Enjoyed talking with you at the The Cookhouse and enjoyed your article. Jim
One correction –
Photograph is of Jenks, Toby’s sister, not Toby.
R. Schachter
Dear Rebecca,
What a wonderful tribute and what a great piece of writing! Thanks so much for sharing such a moving story with all of us.
It seems to me that documenting the “hidden costs” of the sacrifices made by the Lincoln vets –indeed, by all of the defenders of the Republic– is an urgent task for all of us. Even the most complete rosters and bios of the volunteers can’t begin to capture the grief and, in many cases, guilt, of those who were left behind –parents, spouses, friends, siblings– each time a volunteer was swallowed up by the Spanish earth, when, as Hemingway would put it, there was no time for headboards. Grief and guilt that the survivors carried around with them their entire lives, and that in many cases they transmitted to the next generation(s).
But in the end your text is moving and uplifiting, because it is ultimately more about gains than costs, more about the incalculable and timeless and probably unforeseen benefits of the sacrifices made by the vets. Because what I can see being transmitted from one generation to the next in your story is not so much trauma, but rather an intense engagement with the here-and-now, and a willingness to make an honest effort to dialogue with the past, to recognize its complexities while rendering tribute to those men and women who, imperfections and all, refused to be stymied or paralyzed by the messiness of it all.

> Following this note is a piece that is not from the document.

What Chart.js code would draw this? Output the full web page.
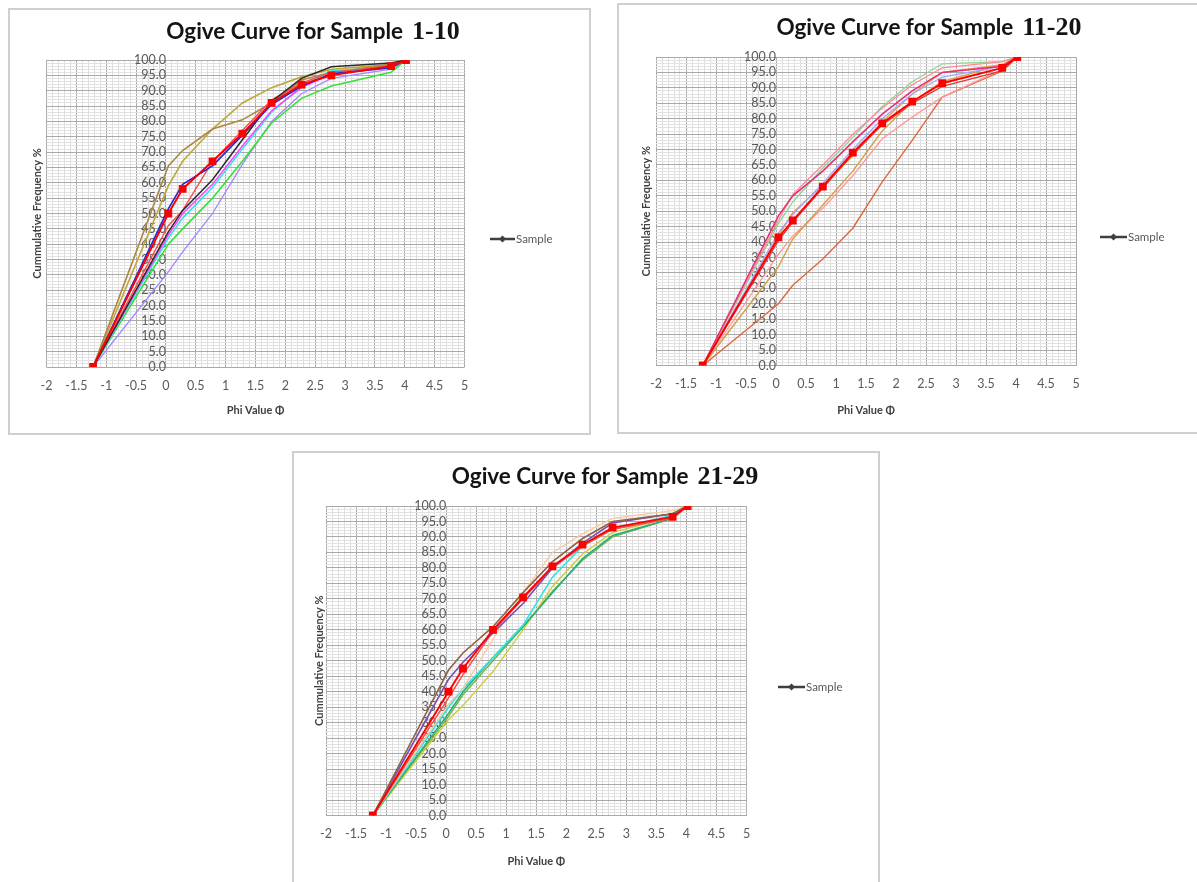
<!DOCTYPE html>
<html><head><meta charset="utf-8">
<script src="https://cdn.jsdelivr.net/npm/chart.js@4/dist/chart.umd.min.js"></script>
<style>
html,body{margin:0;padding:0;background:#fff;}
body{width:1197px;height:882px;position:relative;overflow:hidden;font-family:Lato,sans-serif;}
.box{position:absolute;border:2px solid #cfcfcf;box-sizing:border-box;background:#fff;}
.box canvas{position:absolute;left:0;top:0;}
</style></head><body>
<div class="box" id="b1" style="left:8px;top:8px;width:583px;height:427px"><canvas id="c1"></canvas></div>
<div class="box" id="b2" style="left:617px;top:3px;width:582px;height:431px"><canvas id="c2"></canvas></div>
<div class="box" id="b3" style="left:292px;top:451px;width:588px;height:433px"><canvas id="c3"></canvas></div>
<script>
// ---------- DATA ----------
const PHI = [-1.22, 0.04, 0.28, 0.78, 1.28, 1.77, 2.27, 2.77, 3.77, 4.02];
const X_TICK_STEP = 0.1;
const Y_TICK_STEP = 1;

// Chart 1: Samples 1-10
const S1_red      = [0, 50, 58, 67, 76, 86, 92, 95, 98, 100];
const S1_blue     = [0, 51.5, 59.5, 65.5, 75.5, 85.5, 91.5, 95.5, 97.5, 100];
const S1_brown    = [0, 65.5, 70.5, 77.5, 80.5, 86, 93.5, 96, 98.5, 100];
const S1_olive    = [0, 59, 67, 77.5, 86, 91, 94.5, 97, 98.5, 100];
const S1_black    = [0, 44, 51, 61, 74, 86.5, 94, 97.8, 99, 100];
const S1_red2     = [0, 46, 51, 67, 77, 87, 92.5, 96, 98, 100];
const S1_magenta  = [0, 43, 50, 59.5, 72, 83.5, 91, 95.5, 97.5, 100];
const S1_cyan     = [0, 42, 48.5, 58.5, 71, 83, 91.5, 96.5, 97.5, 100];
const S1_green    = [0, 40, 45, 55, 67, 79.5, 87.5, 91.5, 96, 100];
const S1_lavender = [0, 31, 37.5, 50, 66, 80, 89, 94, 97, 100];

// Chart 2: Samples 11-20
const S2_red        = [0, 41.5, 47, 58, 69, 78.5, 85.5, 91.5, 96.5, 100];
const S2_red2       = [0, 40.5, 46.5, 57.5, 68.5, 78, 85, 90.5, 95.5, 100];
const S2_crimson    = [0, 48.5, 55, 63, 72.5, 81.5, 89, 95, 97, 100];
const S2_pink       = [0, 47, 55.5, 65, 75, 83.5, 91, 96.5, 98.5, 100];
const S2_lightgreen = [0, 46, 53, 64, 74, 84, 92, 97.8, 98.5, 100];
const S2_periwinkle = [0, 43, 49, 59, 70, 80, 88, 93.5, 97, 100];
const S2_orange     = [0, 42, 49.5, 58.5, 68, 79, 88, 95, 97.5, 100];
const S2_ochre      = [0, 32, 41, 52, 63, 76, 85.5, 92, 97.5, 100];
const S2_salmon     = [0, 36, 42, 51, 61.5, 73.5, 80.5, 87, 96, 100];
const S2_rust       = [0, 20, 26, 34.5, 44.5, 59.5, 73, 87, 95.5, 100];

// Chart 3: Samples 21-29
const S3_red    = [0, 40, 47.5, 60, 70.5, 80.5, 87.5, 93, 96.5, 100];
const S3_brown  = [0, 47, 52.5, 61, 72, 82, 89.5, 95, 97.5, 100];
const S3_purple = [0, 44, 49.5, 59, 68.5, 80, 88, 94.5, 97.5, 100];
const S3_red2   = [0, 38, 45.5, 59.5, 70, 80, 87, 92.5, 96, 100];
const S3_peach  = [0, 36, 41, 57, 72, 85, 91, 96, 98.5, 100];
const S3_cyan   = [0, 35, 41, 51, 61.5, 77, 87, 92.5, 97, 100];
const S3_teal   = [0, 33, 40, 51, 61, 72, 83, 90.5, 96, 100];
const S3_yellow = [0, 31, 35.5, 46.5, 60, 74, 84.5, 91.5, 96.5, 100];
const S3_green  = [0, 32, 39, 50, 61, 72.5, 82.5, 90, 96, 100];

const TITLES = ['1-10', '11-20', '21-29'];
const TITLE_PREFIX = 'Ogive Curve for Sample';
const X_TITLE = 'Phi Value \u03A6';
const Y_TITLE = 'Cummulative Frequency %';
const LEGEND_LABEL = 'Sample';

// ---------- STYLES / LAYOUT ----------
const SERIES = [
  [ [S1_red,'#ff0000',1.9,true],[S1_blue,'#2a2ad6',1.7],[S1_black,'#2a2a2a',1.5],[S1_red2,'#ff4a4a',1.4],
    [S1_magenta,'#ff3cff',1.4],[S1_cyan,'#2ee6e6',1.5],[S1_brown,'#ae8640',1.6],[S1_olive,'#bda83a',1.6],
    [S1_green,'#38e038',1.6],[S1_lavender,'#a486ff',1.3] ],
  [ [S2_red,'#ff0000',1.9,true],[S2_red2,'#e23a3a',1.4],[S2_crimson,'#e2307c',1.6],[S2_pink,'#ff8898',1.3],
    [S2_lightgreen,'#8cd890',1.3],[S2_periwinkle,'#a0a4ff',1.3],[S2_orange,'#f0a040',1.4],[S2_ochre,'#d3a048',1.4],
    [S2_salmon,'#ff9a9a',1.3],[S2_rust,'#dc6a3e',1.4] ],
  [ [S3_red,'#ff0000',1.9,true],[S3_brown,'#8e6446',1.6],[S3_purple,'#7850b4',1.6],[S3_red2,'#ff4848',1.4],
    [S3_peach,'#fcc89e',1.3],[S3_cyan,'#34e2e2',1.6],[S3_teal,'#24b07e',1.6],[S3_yellow,'#cccc38',1.4],
    [S3_green,'#74b246',1.4] ]
];

const LAYOUT = [
  {canvas:'c1', box:{l:8,t:8,w:583,h:427}, area:{l:46.5,r:464.5,t:60,b:367},
   title:{cx:313,base:39}, xTitleY:410, yTitleX:37, legend:{x1:490,x2:515,y:239}},
  {canvas:'c2', box:{l:617,t:3,w:582,h:431}, area:{l:656,r:1076,t:57,b:365.5},
   title:{cx:929,base:35}, xTitleY:410, yTitleX:646, legend:{x1:1100,x2:1127,y:237}},
  {canvas:'c3', box:{l:292,t:451,w:588,h:433}, area:{l:326,r:746.5,t:506,b:815.5},
   title:{cx:605,base:484}, xTitleY:861, yTitleX:319, legend:{x1:778,x2:805,y:687}}
];
const BORDER = 2;
const FONT = 'Lato';

const isMult = (v, m) => Math.abs(v / m - Math.round(v / m)) < 1e-6;

const titlePlugin = {
  id: 'ogiveTitle',
  afterDraw(chart, args, o) {
    const ctx = chart.ctx;
    ctx.save();
    const f1 = 'bold 22.5px ' + FONT, f2 = 'bold 26px "Liberation Serif"';
    ctx.font = f1; const w1 = ctx.measureText(o.prefix).width;
    ctx.font = f2; const w2 = ctx.measureText(o.suffix).width;
    const gap = 9;
    const x0 = o.cx - (w1 + gap + w2) / 2;
    ctx.fillStyle = '#141414';
    ctx.textBaseline = 'alphabetic';
    ctx.textAlign = 'left';
    ctx.font = f1; ctx.fillText(o.prefix, x0, o.base);
    ctx.font = f2; ctx.fillText(o.suffix, x0 + w1 + gap, o.base);
    ctx.restore();
  }
};
const legendPlugin = {
  id: 'ogiveLegend',
  afterDraw(chart, args, o) {
    const ctx = chart.ctx;
    ctx.save();
    ctx.strokeStyle = '#3f3f3f'; ctx.lineWidth = 2.5;
    ctx.beginPath(); ctx.moveTo(o.x1, o.y); ctx.lineTo(o.x2, o.y); ctx.stroke();
    const mx = (o.x1 + o.x2) / 2, s = 3.5;
    ctx.fillStyle = '#3f3f3f';
    ctx.beginPath(); ctx.moveTo(mx, o.y - s); ctx.lineTo(mx + s, o.y); ctx.lineTo(mx, o.y + s); ctx.lineTo(mx - s, o.y); ctx.closePath(); ctx.fill();
    ctx.font = '11.5px ' + FONT; ctx.fillStyle = '#595959'; ctx.textBaseline = 'middle'; ctx.textAlign = 'left';
    ctx.fillText(o.label, o.x2 + 1, o.y);
    ctx.restore();
  }
};

function build(i) {
  const L = LAYOUT[i];
  const cv = document.getElementById(L.canvas);
  const cw = L.box.w - 2 * BORDER, ch = L.box.h - 2 * BORDER;
  cv.width = cw; cv.height = ch;
  cv.style.width = cw + 'px'; cv.style.height = ch + 'px';
  const ox = L.box.l + BORDER, oy = L.box.t + BORDER;
  const a = {l: L.area.l - ox, r: L.area.r - ox, t: L.area.t - oy, b: L.area.b - oy};
  const tSize = 11, tLH = tSize * 1.2, tPad = 4;
  const axisBottom = (L.xTitleY - oy) + tLH / 2 + tPad;
  const padLeft = (L.yTitleX - ox) - tPad - tLH / 2;

  const datasets = SERIES[i].map(([vals, color, w, marker]) => ({
    label: LEGEND_LABEL,
    data: vals.map((v, k) => ({x: PHI[k], y: v})),
    borderColor: color, backgroundColor: color, borderWidth: w,
    pointRadius: marker ? 5.5 : 0, pointStyle: 'rect', pointBorderWidth: 0,
    pointBackgroundColor: '#ff0000', tension: 0, fill: false
  }));

  new Chart(cv, {
    type: 'scatter',
    data: {datasets},
    options: {
      responsive: false, animation: false, showLine: true,
      layout: {padding: {left: padLeft, top: a.t, right: cw - a.r, bottom: ch - axisBottom}},
      plugins: {
        legend: {display: false}, tooltip: {enabled: false}, title: {display: false},
        ogiveTitle: {prefix: TITLE_PREFIX, suffix: TITLES[i], cx: L.title.cx - ox, base: L.title.base - oy},
        ogiveLegend: {label: LEGEND_LABEL, x1: L.legend.x1 - ox, x2: L.legend.x2 - ox, y: L.legend.y - oy}
      },
      scales: {
        x: {
          type: 'linear', position: 'bottom', min: -2, max: 5,
          afterFit: s => { s.height = axisBottom - a.b; },
          border: {display: false},
          grid: {drawTicks: false, lineWidth: 1,
                 color: c => isMult(c.tick.value, 0.5) ? '#a9a9a9' : '#dedede'},
          ticks: {stepSize: X_TICK_STEP, autoSkip: false, maxRotation: 0, padding: 11, maxTicksLimit: 500,
                  color: '#5a5a5a', font: {family: FONT, size: 12.5},
                  callback: v => isMult(v, 0.5) ? String(Math.round(v * 10) / 10) : ''},
          title: {display: true, text: X_TITLE, color: '#404040', font: {family: FONT, size: tSize, weight: 'bold'}, padding: tPad}
        },
        y: {
          type: 'linear', position: {x: 0}, min: 0, max: 100,
          border: {display: false},
          grid: {drawTicks: false, lineWidth: 1,
                 color: c => isMult(c.tick.value, 5) ? '#a9a9a9' : '#e2e2e2'},
          ticks: {stepSize: Y_TICK_STEP, autoSkip: false, padding: 10, maxTicksLimit: 500,
                  color: '#5a5a5a', font: {family: FONT, size: 12.5},
                  callback: v => isMult(v, 5) ? (Math.round(v)).toFixed(1) : ''}
        },
        yT: {
          type: 'linear', position: 'left', min: 0, max: 1,
          afterFit: s => { s.width = a.l - padLeft; },
          border: {display: false}, grid: {display: false}, ticks: {display: false},
          title: {display: true, text: Y_TITLE, color: '#404040', font: {family: FONT, size: tSize, weight: 'bold'}, padding: tPad}
        }
      }
    },
    plugins: [titlePlugin, legendPlugin]
  });
}

const ready = (document.fonts && document.fonts.load)
  ? Promise.all([document.fonts.load('bold 20px Lato'), document.fonts.load('11px Lato'), document.fonts.load('bold 24px "Liberation Serif"')]).catch(() => {})
  : Promise.resolve();
ready.then(() => { build(0); build(1); build(2); });
</script>
</body></html>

Thanks for reminding us how that engagement with the present and that openness to dialogue with the past is probably the greatest legacy of the Lincoln vets, one that will help us “outlive all systems of tyranny.”
Best wishes,
James D. Fernández
This tribute really allows us to see what the men and women of the Abraham Lincoln Brigade were giving up in order to fight against oppression in Spain. Phil Shachter left his family to fight for what he felt was right, in a country that was not his own. He was forced to lie to his own Father in order to alleviate worry. Shachter along with all the other fighters of the Brigade were brave honorable Americans that deserve to be remembered. Thank you for writing this tribute to him, it helps keep their memory alive.

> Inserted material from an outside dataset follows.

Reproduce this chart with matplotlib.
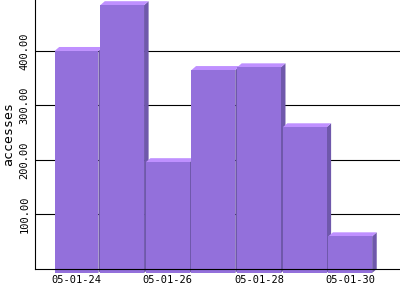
import matplotlib
matplotlib.use("Agg")
import matplotlib.pyplot as plt
from matplotlib.patches import Polygon, Rectangle

# data
dates = ["05-01-24", "05-01-25", "05-01-26", "05-01-27", "05-01-28", "05-01-29", "05-01-30"]
accesses = [400, 484, 196, 365, 370, 260, 60]
yticks = [100, 200, 300, 400]

front_col = "#9370DB"
top_col = "#BF90FF"
side_col = "#6F58AB"

fig = plt.figure(figsize=(4, 3), dpi=100)
ax = fig.add_axes([35 / 400, 31 / 300, 365 / 400, 269 / 300])

ax.set_xlim(-0.91, 7.09)
ax.set_ylim(0, 493.5)

# 3d depth offsets
dx = 0.1
dy = 7.3
w = 0.96

for i, h in enumerate(accesses):
    x0 = i - w / 2
    x1 = i + w / 2
    side = Polygon([(x1, -dy), (x1 + dx, 0), (x1 + dx, h + dy), (x1, h)],
                   closed=True, facecolor=side_col, edgecolor="none", zorder=2, clip_on=False)
    top = Polygon([(x0, h), (x1, h), (x1 + dx, h + dy), (x0 + dx, h + dy)],
                  closed=True, facecolor=top_col, edgecolor="none", zorder=2, clip_on=False)
    front = Rectangle((x0, -dy), w, h + dy, facecolor=front_col, edgecolor="none",
                      zorder=2, clip_on=False)
    ax.add_patch(side)
    ax.add_patch(top)
    ax.add_patch(front)

for y in yticks:
    ax.axhline(y, color="black", linewidth=0.8, zorder=1)

ax.set_yticks(yticks)
ax.set_yticklabels([f"{v:.2f}" for v in yticks], rotation=90, va="center",
                   family="DejaVu Sans Mono", fontsize=7.5)
ax.set_xticks(range(0, len(dates), 2))
ax.set_xticklabels(dates[::2], family="DejaVu Sans Mono", fontsize=7.5)
ax.tick_params(length=0, pad=4)
ax.set_ylabel("accesses", family="DejaVu Sans Mono", fontsize=9.5, labelpad=3)

ax.spines["top"].set_visible(False)
ax.spines["right"].set_visible(False)
ax.spines["left"].set_linewidth(0.8)
ax.spines["bottom"].set_linewidth(0.8)
ax.spines["left"].set_zorder(5)
ax.spines["bottom"].set_zorder(5)

fig.savefig("out.png", dpi=100)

I had no relatives in the Spanish War, but have visited some of the scenarios (Orihuela, Albacete, Gandesa, Teruel), and felt the same emotions you describe.
You did not return home with a new relationship to your Uncle Phil. You returned with a new relationship to yourself and to Humankind. Thanks for your moving words!
I, too, lost my 21 year old uncle. He was part of the Abraham Lincoln Brigade as well. He joined the Merchant Marine and left the ship in France and made his way to Spain in 1938. He did not tell his parents nor family living in Pittsburgh, PA and my mom searched for him for decades. I have her letters used in her search including one to President Truman. My husband and I did our research in the Lincoln Brigade Archives at NYU. We then were put in contact with Alan Warren who took us on the path my uncle would have traveled until his death in the battle of Ebro a week after he arrived. It was quite emotional for my husband, myself and son, who is named after Sam Markowitz. We appreciate the research Alan did and he put us in contact with the Sinagoga Major in Barcelona where we added Sam’s name to their Lincoln Brigade plaque.
Because of the communist connections, no one discussed family members who fought. You and your employability would be at risk. These idealists lived and died quietly. They followed their passion and many died. It is time to tell their stories.